** START Data shown **

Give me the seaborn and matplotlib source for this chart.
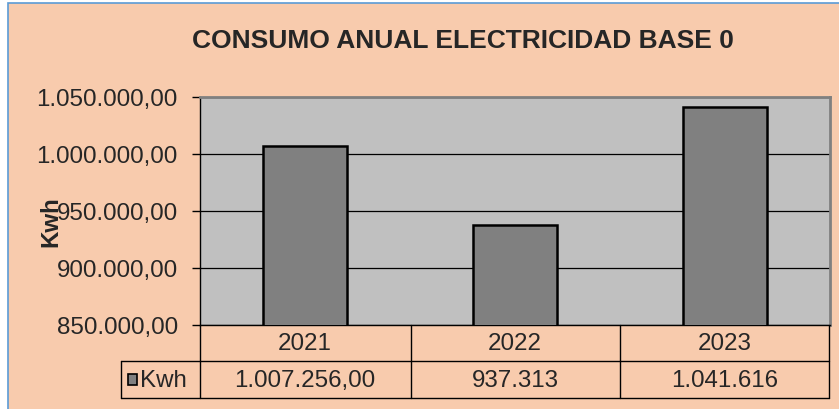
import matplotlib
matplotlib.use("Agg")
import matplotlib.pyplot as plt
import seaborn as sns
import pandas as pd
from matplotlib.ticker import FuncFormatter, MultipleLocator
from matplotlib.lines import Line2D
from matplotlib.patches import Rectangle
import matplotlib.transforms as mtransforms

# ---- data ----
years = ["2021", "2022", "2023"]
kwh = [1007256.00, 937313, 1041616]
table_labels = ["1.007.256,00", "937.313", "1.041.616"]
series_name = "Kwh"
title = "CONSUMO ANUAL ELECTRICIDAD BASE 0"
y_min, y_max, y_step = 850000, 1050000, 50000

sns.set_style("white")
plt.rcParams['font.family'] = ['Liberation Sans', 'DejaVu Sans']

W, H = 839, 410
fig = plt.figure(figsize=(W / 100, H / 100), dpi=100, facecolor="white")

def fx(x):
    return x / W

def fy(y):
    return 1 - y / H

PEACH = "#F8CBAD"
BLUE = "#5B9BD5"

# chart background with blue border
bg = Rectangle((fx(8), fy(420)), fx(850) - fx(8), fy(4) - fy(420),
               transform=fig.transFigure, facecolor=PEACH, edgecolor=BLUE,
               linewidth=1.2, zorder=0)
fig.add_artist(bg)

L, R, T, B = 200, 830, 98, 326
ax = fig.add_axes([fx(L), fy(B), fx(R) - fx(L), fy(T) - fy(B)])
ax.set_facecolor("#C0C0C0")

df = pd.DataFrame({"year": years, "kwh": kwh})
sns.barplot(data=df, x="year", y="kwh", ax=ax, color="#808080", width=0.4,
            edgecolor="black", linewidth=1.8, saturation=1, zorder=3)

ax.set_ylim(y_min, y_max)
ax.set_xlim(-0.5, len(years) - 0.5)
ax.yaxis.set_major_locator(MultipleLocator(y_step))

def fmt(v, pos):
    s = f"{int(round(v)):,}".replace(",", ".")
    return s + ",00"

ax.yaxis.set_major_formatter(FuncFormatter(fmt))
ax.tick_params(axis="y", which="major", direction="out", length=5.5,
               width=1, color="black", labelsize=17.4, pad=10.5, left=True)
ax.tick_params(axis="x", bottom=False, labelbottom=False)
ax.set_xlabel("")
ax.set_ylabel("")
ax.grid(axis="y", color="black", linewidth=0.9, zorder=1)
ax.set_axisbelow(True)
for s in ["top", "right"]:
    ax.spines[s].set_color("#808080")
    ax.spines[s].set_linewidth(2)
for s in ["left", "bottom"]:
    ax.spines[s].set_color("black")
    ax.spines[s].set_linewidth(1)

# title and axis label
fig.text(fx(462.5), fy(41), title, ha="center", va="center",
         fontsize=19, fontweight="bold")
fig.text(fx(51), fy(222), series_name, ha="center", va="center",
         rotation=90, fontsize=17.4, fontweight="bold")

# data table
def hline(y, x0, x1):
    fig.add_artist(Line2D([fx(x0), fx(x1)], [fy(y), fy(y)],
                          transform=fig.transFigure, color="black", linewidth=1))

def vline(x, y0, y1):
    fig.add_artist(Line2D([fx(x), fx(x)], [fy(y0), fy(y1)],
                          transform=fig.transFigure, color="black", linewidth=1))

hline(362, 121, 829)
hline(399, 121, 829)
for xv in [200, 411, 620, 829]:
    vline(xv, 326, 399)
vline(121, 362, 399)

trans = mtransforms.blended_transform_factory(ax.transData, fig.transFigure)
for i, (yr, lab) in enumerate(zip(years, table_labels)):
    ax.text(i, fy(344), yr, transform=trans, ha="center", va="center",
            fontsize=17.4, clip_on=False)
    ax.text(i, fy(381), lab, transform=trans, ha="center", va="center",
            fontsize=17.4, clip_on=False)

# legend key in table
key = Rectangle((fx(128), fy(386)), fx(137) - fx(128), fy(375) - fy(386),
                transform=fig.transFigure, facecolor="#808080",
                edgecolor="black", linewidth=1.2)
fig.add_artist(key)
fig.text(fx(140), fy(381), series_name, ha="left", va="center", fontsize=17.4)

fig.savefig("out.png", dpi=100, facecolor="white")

** END Data shown **

■ Objective ■
Print each line of the material above exactly, with the pictures removed from your copy.

■ Output ■
Give me the seaborn and matplotlib source for this chart.
import matplotlib
matplotlib.use("Agg")
import matplotlib.pyplot as plt
import seaborn as sns
import pandas as pd
from matplotlib.ticker import FuncFormatter, MultipleLocator
from matplotlib.lines import Line2D
from matplotlib.patches import Rectangle
import matplotlib.transforms as mtransforms

# ---- data ----
years = ["2021", "2022", "2023"]
kwh = [1007256.00, 937313, 1041616]
table_labels = ["1.007.256,00", "937.313", "1.041.616"]
series_name = "Kwh"
title = "CONSUMO ANUAL ELECTRICIDAD BASE 0"
y_min, y_max, y_step = 850000, 1050000, 50000

sns.set_style("white")
plt.rcParams['font.family'] = ['Liberation Sans', 'DejaVu Sans']

W, H = 839, 410
fig = plt.figure(figsize=(W / 100, H / 100), dpi=100, facecolor="white")

def fx(x):
    return x / W

def fy(y):
    return 1 - y / H

PEACH = "#F8CBAD"
BLUE = "#5B9BD5"

# chart background with blue border
bg = Rectangle((fx(8), fy(420)), fx(850) - fx(8), fy(4) - fy(420),
               transform=fig.transFigure, facecolor=PEACH, edgecolor=BLUE,
               linewidth=1.2, zorder=0)
fig.add_artist(bg)

L, R, T, B = 200, 830, 98, 326
ax = fig.add_axes([fx(L), fy(B), fx(R) - fx(L), fy(T) - fy(B)])
ax.set_facecolor("#C0C0C0")

df = pd.DataFrame({"year": years, "kwh": kwh})
sns.barplot(data=df, x="year", y="kwh", ax=ax, color="#808080", width=0.4,
            edgecolor="black", linewidth=1.8, saturation=1, zorder=3)

ax.set_ylim(y_min, y_max)
ax.set_xlim(-0.5, len(years) - 0.5)
ax.yaxis.set_major_locator(MultipleLocator(y_step))

def fmt(v, pos):
    s = f"{int(round(v)):,}".replace(",", ".")
    return s + ",00"

ax.yaxis.set_major_formatter(FuncFormatter(fmt))
ax.tick_params(axis="y", which="major", direction="out", length=5.5,
               width=1, color="black", labelsize=17.4, pad=10.5, left=True)
ax.tick_params(axis="x", bottom=False, labelbottom=False)
ax.set_xlabel("")
ax.set_ylabel("")
ax.grid(axis="y", color="black", linewidth=0.9, zorder=1)
ax.set_axisbelow(True)
for s in ["top", "right"]:
    ax.spines[s].set_color("#808080")
    ax.spines[s].set_linewidth(2)
for s in ["left", "bottom"]:
    ax.spines[s].set_color("black")
    ax.spines[s].set_linewidth(1)

# title and axis label
fig.text(fx(462.5), fy(41), title, ha="center", va="center",
         fontsize=19, fontweight="bold")
fig.text(fx(51), fy(222), series_name, ha="center", va="center",
         rotation=90, fontsize=17.4, fontweight="bold")

# data table
def hline(y, x0, x1):
    fig.add_artist(Line2D([fx(x0), fx(x1)], [fy(y), fy(y)],
                          transform=fig.transFigure, color="black", linewidth=1))

def vline(x, y0, y1):
    fig.add_artist(Line2D([fx(x), fx(x)], [fy(y0), fy(y1)],
                          transform=fig.transFigure, color="black", linewidth=1))

hline(362, 121, 829)
hline(399, 121, 829)
for xv in [200, 411, 620, 829]:
    vline(xv, 326, 399)
vline(121, 362, 399)

trans = mtransforms.blended_transform_factory(ax.transData, fig.transFigure)
for i, (yr, lab) in enumerate(zip(years, table_labels)):
    ax.text(i, fy(344), yr, transform=trans, ha="center", va="center",
            fontsize=17.4, clip_on=False)
    ax.text(i, fy(381), lab, transform=trans, ha="center", va="center",
            fontsize=17.4, clip_on=False)

# legend key in table
key = Rectangle((fx(128), fy(386)), fx(137) - fx(128), fy(375) - fy(386),
                transform=fig.transFigure, facecolor="#808080",
                edgecolor="black", linewidth=1.2)
fig.add_artist(key)
fig.text(fx(140), fy(381), series_name, ha="left", va="center", fontsize=17.4)

fig.savefig("out.png", dpi=100, facecolor="white")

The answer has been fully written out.